Why doesn't this happen when you add the if true
, as in the second snippet?
When passed code via stdin, Bash reads, parses, and executes one statement at a time, a
behavior that is useful when Bash is invoked interactively. When it encounters an
if
statement, it reads to the end of the statement, the corresponding
fi
. Thus, the bash
process ends up reading the entirety of the
input before the cat process can steal it. If there were more statements after the end of the
if
statement though, they would fail to execute:
$ bash <<-EOF
if true; then
cat >/dev/null
echo "hello"
fi
echo "hello2"
EOF
hello
$
This could all be avoided by putting the commands in a file, or by using the -c
option
to pass the code as a command line argument. Why would you ever run Bash code by passing it
via stdin?

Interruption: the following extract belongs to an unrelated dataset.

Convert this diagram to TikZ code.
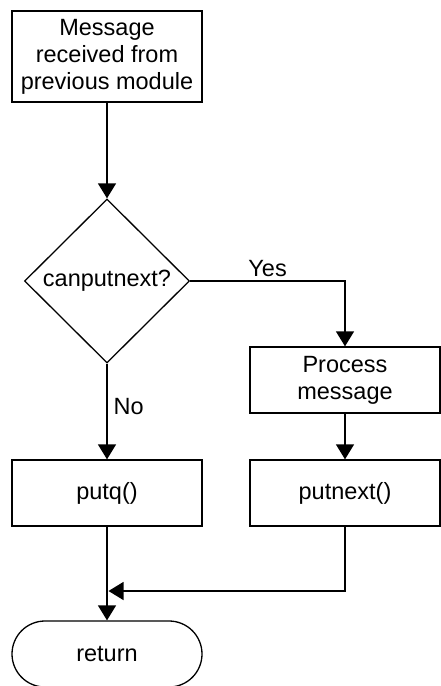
\documentclass[tikz,border=0pt]{standalone}
\usepackage{fontspec}
\setmainfont{Liberation Sans}
\usetikzlibrary{arrows.meta,shapes.geometric,shapes.misc}
\begin{document}
\begin{tikzpicture}[x=1pt,y=-1pt,
  every node/.style={font=\fontsize{23.5}{27}\selectfont},
  box/.style={draw,line width=1.3pt,minimum width=190pt,minimum height=66pt,inner sep=0pt,align=center},
  decision/.style={draw,diamond,line width=1.3pt,minimum width=165pt,minimum height=164pt,inner sep=0pt,aspect=1},
  term/.style={draw,rounded rectangle,line width=1.3pt,minimum width=190pt,minimum height=66pt,inner sep=0pt},
  conn/.style={line width=1.3pt,-{Triangle[length=15pt,width=18pt]}},
  lbl/.style={inner sep=0pt}]
\useasboundingbox (0,0) rectangle (441,686);
\node[box,minimum height=91pt] (msg) at (107,56.5) {Message\\received from\\previous module};
\node[decision] (dec) at (107,281) {canputnext?};
\node[box] (proc) at (345,380) {Process\\message};
\node[box] (putq) at (107,493) {putq()};
\node[box] (putn) at (345,493) {putnext()};
\node[term] (ret) at (107,654) {return};
\coordinate (mj) at (108.5,591);
\draw[conn] (msg.south) -- (dec.north);
\draw[conn] (dec.east) -| (proc.north) node[lbl,pos=0.25,above=4pt] {Yes};
\draw[conn] (dec.south) -- (putq.north) node[lbl,pos=0.45,right=6pt] {No};
\draw[conn] (proc.south) -- (putn.north);
\draw[conn] (putq.south) -- (ret.north);
\draw[conn] (putn.south) |- (mj);
\end{tikzpicture}
\end{document}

In our case, this was part of a utility that, among other things, would run code on
various remote machines:
ssh someuser@somemachine bash <<-EOF
... some code ...
EOF
This was more convenient than copying a file onto the remote before executing, and simpler
than -c
with regards to escaping.
Things went wrong when occasionally, deep in the process tree created by executing the code
in the heredoc, something would read from stdin. The result was that
I was for a while very puzzled when the commands at the end of the block of code
would fail to execute, even though they were clearly right there in the execution path.
If you have to pipe commands to Bash, then make sure none of the commands consume the stdin
of the parent bash
process. If they do need to read from stdin, redirect the appropriate
thing, or maybe use </dev/null
if you know the command doesn't need to
read anything but will try anyway.